On 11 November, Emperor Karl I announced "I relinquish every participation in the administration of the State. Likewise I have released the members of the Austrian Government from their offices." The next day, parliament proclaimed the Republic of German Austria. The assembly presidents (Seitz, Franz Dinghofer and Johann Nepomuk Hauser) continued to serve as acting heads of state until 4 March 1919, when the National Constituent Assembly collectively assumed these functions. Anton David (4 March 1919 – 5 March 1919) and Seitz (5 March 1919 – 10 November 1920) were the presidents of the National Constituent Assembly.

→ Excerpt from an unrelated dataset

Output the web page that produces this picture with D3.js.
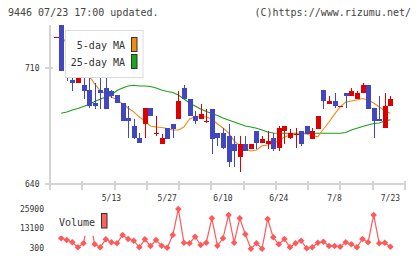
<!DOCTYPE html>
<html>
<head>
<meta charset="utf-8">
<script src="https://cdn.jsdelivr.net/npm/d3@7"></script>
<style>
body { margin: 0; background: #fff; }
svg text { font-family: "DejaVu Sans Mono", monospace; fill: #333; }
</style>
</head>
<body>
<svg id="chart" width="420" height="259"></svg>
<script>
// trading days shown on the chart
var dates = ["4/24","4/25","4/26","4/30","5/1","5/2","5/7","5/8","5/9","5/10",
    "5/13","5/14","5/15","5/16","5/17","5/20","5/21","5/22","5/23","5/24",
    "5/27","5/28","5/29","5/30","5/31","6/3","6/4","6/5","6/6","6/7",
    "6/10","6/11","6/12","6/13","6/14","6/17","6/18","6/19","6/20","6/21",
    "6/24","6/25","6/26","6/27","6/28","7/1","7/2","7/3","7/4","7/5",
    "7/8","7/9","7/10","7/11","7/12","7/16","7/17","7/18","7/19","7/22","7/23"];

var open  = [729,742,709,703,701,700,697,689,697,698, 696,694,689,680,675,668,676,686,670,664,
             674,676,679,698,691,681,679,678,685,671, 671,669,664,656,664,661,672,665,664,668,
             662,672,668,670,672,675,667,673,697,688, 690,687,695,693,691,695,700,686,679,674,687];
var high  = [729,742,714,709,715,715,715,701,706,708, 697,694,689,687,679,671,686,686,681,670,
             674,676,696,700,691,684,688,685,685,671, 674,676,669,669,669,664,672,669,672,671,
             675,675,673,674,672,675,674,681,697,693, 695,687,695,698,696,701,700,686,693,695,693];
var low   = [729,708,702,696,701,691,686,685,685,685, 692,689,678,668,667,665,668,681,669,664,
             667,668,679,691,681,676,679,677,658,663, 661,650,650,647,660,661,661,665,661,660,
             660,664,667,662,663,670,667,673,685,688, 686,687,686,693,691,695,685,668,678,674,687];
var close = [729,708,708,701,715,696,687,687,695,685, 693,689,678,678,668,665,686,681,671,668,
             667,673,690,691,681,678,682,678,667,668, 662,653,660,664,660,664,665,667,666,661,
             674,675,671,670,664,670,672,681,690,690, 687,687,693,696,695,700,685,678,678,687,691];

var volume = [null,6800,5700,4200,950,3560,22000,2900,950,6160, 4200,3560,8960,6360,5250,950,6160,1800,5700,2000,
              700,8960,25900,3950,3560,7860,2450,3950,19840,2000, 6800,22000,3950,19840,9420,0,3560,0,19400,7460,
              2900,6360,950,3560,5250,300,950,3950,4600,1800, 1800,1340,4200,2900,950,6360,4200,22000,3560,3950,1340];

var ma5 = [null,729.9,724.5,719.7,714.8,710.0,705.2,700.4,696.2,694.4, 692.5,690.8,688.3,685.9,683.5,680.4,678.0,675.0,674.4,674.1,
           673.5,672.6,672.6,674.4,679.2,680.4,680.6,680.4,679.2,676.2, 673.8,670.8,666.0,663.0,661.1,659.9,660.5,663.0,663.5,664.7,
           666.0,668.4,669.6,670.2,670.5,670.2,669.0,668.6,673.2,677.4, 682.2,686.5,689.5,690.1,690.7,691.6,690.7,688.9,686.5,684.1,682.7];

var ma25 = [null,682.7,683.5,684.7,685.6,686.8,688.0,689.8,691.1,692.5, 693.7,696.4,697.9,699.1,699.6,699.1,699.1,698.8,697.9,696.7,
            695.8,695.2,693.7,691.3,688.9,687.1,685.3,683.8,682.5,681.3, 679.8,678.6,677.4,676.2,675.0,674.4,673.6,672.6,671.4,670.8,
            670.6,670.6,670.6,670.6,670.6,670.6,670.6,670.6,670.6,670.6, 670.6,670.6,671.1,672.6,673.6,674.7,675.6,676.5,676.8,678.0,678.8];

var priceTicks = [640, 710];
var volumeTicks = [300, 13100, 25900];
var dateLabels = ["5/13", "5/27", "6/10", "6/24", "7/8", "7/23"];

var svg = d3.select("#chart");

var x = d3.scalePoint().domain(dates).range([55.6, 390.4]);
var frame = d3.scaleLinear().domain([0, 11]).range([50, 405]);
var y = d3.scaleLinear().domain([640, 710]).range([184, 68]);
var yv = d3.scaleLinear().domain([300, 25900]).range([248.3, 209]);

var blue = "#4047c0", red = "#dd0000", axisColor = "#d4d4d4";

svg.append("rect").attr("width", 420).attr("height", 259).attr("fill", "#fff");

// header
svg.append("text").attr("x", 8).attr("y", 16).style("font-size", "10px").style("fill", "#444")
    .text("9446 07/23 17:00 updated.");
svg.append("text").attr("x", 411).attr("y", 16).attr("text-anchor", "end")
    .style("font-size", "10px").style("fill", "#444")
    .text("(C)https://www.rizumu.net/");

svg.append("defs").append("clipPath").attr("id", "plot")
    .append("rect").attr("x", 50).attr("y", 25).attr("width", 355).attr("height", 159);

// axes
var axis = svg.append("g").attr("stroke", axisColor).attr("stroke-width", 2).attr("shape-rendering", "crispEdges");
axis.append("line").attr("x1", 50).attr("x2", 50).attr("y1", 25).attr("y2", 190);
axis.append("line").attr("x1", 45).attr("x2", 405).attr("y1", y(640)).attr("y2", y(640));
axis.selectAll(".xt").data(frame.ticks(11)).enter().append("line")
    .attr("x1", frame).attr("x2", frame).attr("y1", y(640) - 3).attr("y2", y(640) + 6);
axis.selectAll(".yt").data(priceTicks).enter().append("line")
    .attr("x1", 45).attr("x2", 53).attr("y1", y).attr("y2", y);

svg.selectAll(".plabel").data(priceTicks).enter().append("text")
    .attr("x", 39.5).attr("y", y).attr("dy", "0.35em").attr("text-anchor", "end")
    .style("font-size", "8px").text(function(d) { return d; });

svg.selectAll(".dlabel").data(dateLabels).enter().append("text")
    .attr("x", function(d) { return x(d); }).attr("y", 201).attr("text-anchor", "middle")
    .style("font-size", "8px").text(function(d) { return d; });

// moving averages
var plot = svg.append("g").attr("clip-path", "url(#plot)");

function maLine(values) {
    return d3.line()
        .defined(function(d, i) { return values[i] != null; })
        .x(function(d, i) { return x(dates[i]); })
        .y(function(d, i) { return y(values[i]); })(values);
}
plot.append("path").attr("d", maLine(ma25)).attr("fill", "none").attr("stroke", "#1aa01a").attr("stroke-width", 1.1);
plot.append("path").attr("d", maLine(ma5)).attr("fill", "none").attr("stroke", "#f08c10").attr("stroke-width", 1.1);

// legend (candles are drawn over it)
var legend = svg.append("g");
legend.append("rect").attr("x", 65.5).attr("y", 30.5).attr("width", 77.5).attr("height", 47)
    .attr("fill", "#fff").attr("stroke", "#dcdcdc");
legend.append("text").attr("x", 125).attr("y", 49).attr("text-anchor", "end").style("font-size", "10px").text("5-day MA");
legend.append("text").attr("x", 125).attr("y", 66).attr("text-anchor", "end").style("font-size", "10px").text("25-day MA");
legend.append("rect").attr("x", 131.5).attr("y", 37.5).attr("width", 5.5).attr("height", 14)
    .attr("fill", "#f08c10").attr("stroke", "#333");
legend.append("rect").attr("x", 131.5).attr("y", 54.5).attr("width", 5.5).attr("height", 14)
    .attr("fill", "#18a818").attr("stroke", "#333");

// candles
var candles = plot.append("g").attr("shape-rendering", "crispEdges");
var idx = d3.range(dates.length);
var color = function(i) { return close[i] >= open[i] ? red : blue; };

candles.selectAll(".wick").data(idx).enter().append("line")
    .attr("x1", function(i) { return Math.round(x(dates[i])) + 0.5; })
    .attr("x2", function(i) { return Math.round(x(dates[i])) + 0.5; })
    .attr("y1", function(i) { return y(high[i]); })
    .attr("y2", function(i) { return y(low[i]); })
    .attr("stroke", color).attr("stroke-width", 1.2);

candles.selectAll(".body").data(idx).enter().append("rect")
    .attr("x", function(i) { return Math.round(x(dates[i])) - 2; })
    .attr("width", 5)
    .attr("y", function(i) { return y(Math.max(open[i], close[i])); })
    .attr("height", function(i) { return Math.max(1.2, Math.abs(y(open[i]) - y(close[i]))); })
    .attr("fill", color);

// volume
var vol = svg.append("g");
vol.append("path")
    .attr("d", d3.line()
        .defined(function(d) { return d != null; })
        .x(function(d, i) { return x(dates[i]); })
        .y(function(d) { return yv(d); })(volume))
    .attr("fill", "none").attr("stroke", "#ff5a5a").attr("stroke-width", 1.2);

vol.selectAll(".mark").data(idx.filter(function(i) { return volume[i] != null; })).enter().append("path")
    .attr("transform", function(i) { return "translate(" + x(dates[i]) + "," + yv(volume[i]) + ")"; })
    .attr("d", "M0,-3.3L3.3,0L0,3.3L-3.3,0Z")
    .attr("fill", "#ff5a5a");

vol.append("rect").attr("x", 55).attr("y", 205).attr("width", 56).attr("height", 30.8).attr("fill", "#fff");
vol.append("text").attr("x", 59).attr("y", 225.5).style("font-size", "10px").text("Volume");
vol.append("rect").attr("x", 101.5).attr("y", 213.5).attr("width", 5.5).attr("height", 14.5)
    .attr("fill", "#ff6060").attr("stroke", "#333");

svg.selectAll(".vlabel").data(volumeTicks).enter().append("text")
    .attr("x", 44).attr("y", yv).attr("dy", "0.35em").attr("text-anchor", "end")
    .style("font-size", "8px").text(function(d) { return d; });
</script>
</body>
</html>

Karl Seitz performed the duties of head of state according to a law of 1 October 1920, which transferred these duties to the "former president of the National Constituent Assembly" for the period from 10 November 1920, to the day of swearing-in of the first Federal President (9 December 1920). Since Austria had not finalized its decision to structure itself as a federation prior to the formal promulgation of the Constitution of Austria on 1 October 1920, referring to Seitz as Federal President would have been inaccurate. Austria's first Bundespräsident proper thus was Michael Hainisch, Karl Seitz' immediate successor. In a related note, many popular sources quote some more or less random date between October 1918 and March 1919 as the beginning of Seitz' tenure. While most of them are merely misleading, others are plainly wrong: even though Seitz was appointed President of the Provisional National Assembly in October 1918, it would have been impossible for him to be President of Austria as of that month, the republic not even having been proclaimed by then.
The constitution originally defined Austria to be a parliamentary republic. Originally, the constitution was radically parliamentarian in character. The bicameral parliament, called the Federal Assembly, not only possessed legislative power, but also a good deal of executive power as well. The cabinet was appointed by the National Council rather than the president, who in turn was elected by the both houses of the Federal Assembly rather than the people. The president's term of office was four rather than six years. The president was answerable to the Federal Assembly and, in particular, had no authority to dissolve the National Council. Not even having much actual influence on the appointment of Constitutional Court justices, the President was confined to a nearly exclusively ceremonial role.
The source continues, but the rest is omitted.